Faulty scope-cleaning machines which are normally used in more than 1,000 hospitals and clinics have been recalled, following an order issued by the Food and Drug Administration (FDA).
The mandatory recall initiated by the FDA on Friday, November 13 concerns 2,800 automated endoscope reprocessors (AERs), which are manufactured by Custom Ultrasonics.
More precisely, the machines are the following: System 83 Plus, System 83 Plus 2 (for cleaning 1-2 flexible endoscopes) and System 83 Plus 9 (for 2-4 flexible endoscopes).
In their place, medical facilities should employ other AERs or alternate sanitizing measures, such as liquid chemical sterilization and manual disinfection.
According to health officials, the company headquartered in Ivyland, Pennsylvania finds itself guilty of breaching several federal regulations on multiple occasions, even after the most recent FDA inspection which took place in April.
Therefore its products, which normally cost between $30,000 and $50,000, can no longer be commercialized or used, since they might pose an infection risk to patients.
Ever since August 10, there have been 21 complaints filed by healthcare centers against the device producer, following several bacterial outbreaks.
Apparently, despite being required to provide proof that its medical equipment can effectively clean and disinfect endoscopes, Custom Ultrasonics has failed to make that information readily available.
Moreover, it was reluctant to present potential limitations associated with using this type of device, thus showing little transparency and accountability.
As a result, according to Dr.
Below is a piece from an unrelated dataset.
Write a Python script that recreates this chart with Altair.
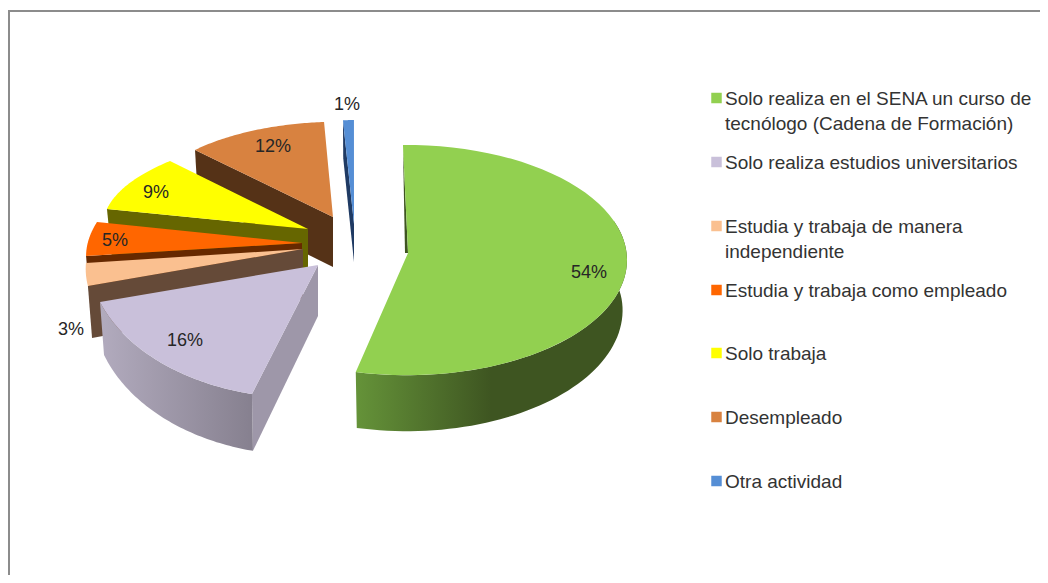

William Maisel, chief scientist at FDA’s Center for Devices and Radiological Health, it was decided that the best course of action was to remove scope-cleaning machines from the market, so that public health wouldn’t be endangered.
Currently, the devices whose safety and effectiveness have been called into question are being employed in more than 1,000 outpatient clinics and hospitals across the United States.
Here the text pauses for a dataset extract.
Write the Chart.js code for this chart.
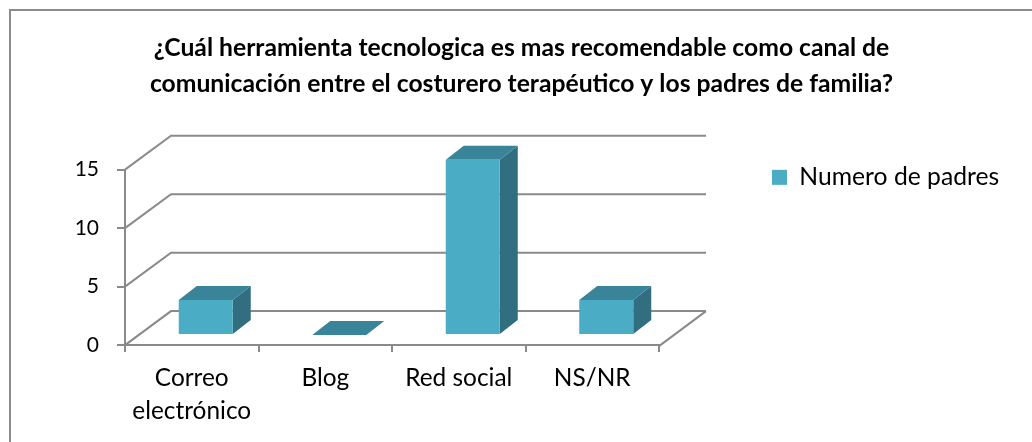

Their role is to help sterilize endoscopes, between patient procedures, so as to avoid transmitting infections from one individual to another.
The decision to ban the commercialization of these potentially faulty devices has been in the making for a while now. Ever since 2007, Custom Ultrasonics had been functioning based on a consent decree, following a dispute with the FDA, which had claimed that its equipment might be unfit for use.
In fact, in 2012, the federal agency ordered another recall concerning scope washers, and asked Custom Ultrasonics not to produce such devices anymore. However, this prohibition was lifted shortly afterwards, after the company eventually managed to obtain approval for its new machine software.
Shockingly, the dangers hadn’t been communicated to medical providers, and nothing regarding these negotiations had transpired on the federal authority’s official website, nor through other means of communication. The Times eventually made these events public, sparking fury against the FDA, among consumer safety advocates.
Now, it appears that this recently imposed ban may also be linked to a CRE (carbapenem-resistant Enterobacteriaceae) outbreak, which killed 3 patients, and sickened 5 others, at UCLA’s Ronald Reagan Medical Center.
Duodenoscopes which had been cleaned using Custom Ultrasonic System 83 Plus 2 machines were believed to be the source of the infection, and it seems they might have been involved in several other contaminations with drug-resistant bacteria.
It may be that producers such as Olympus Corporation, Hoya and Fujifilm are also partially to blame, because recently released instruments are extremely complex and can’t be disinfected easily.
Meanwhile, representatives of the controversial Custom Ultrasonics are yet to issue a comment regarding this recall. In theory, they have a period of 7 business days to address this issue and devise a plan to remove the potentially life-threatening devices from hospitals.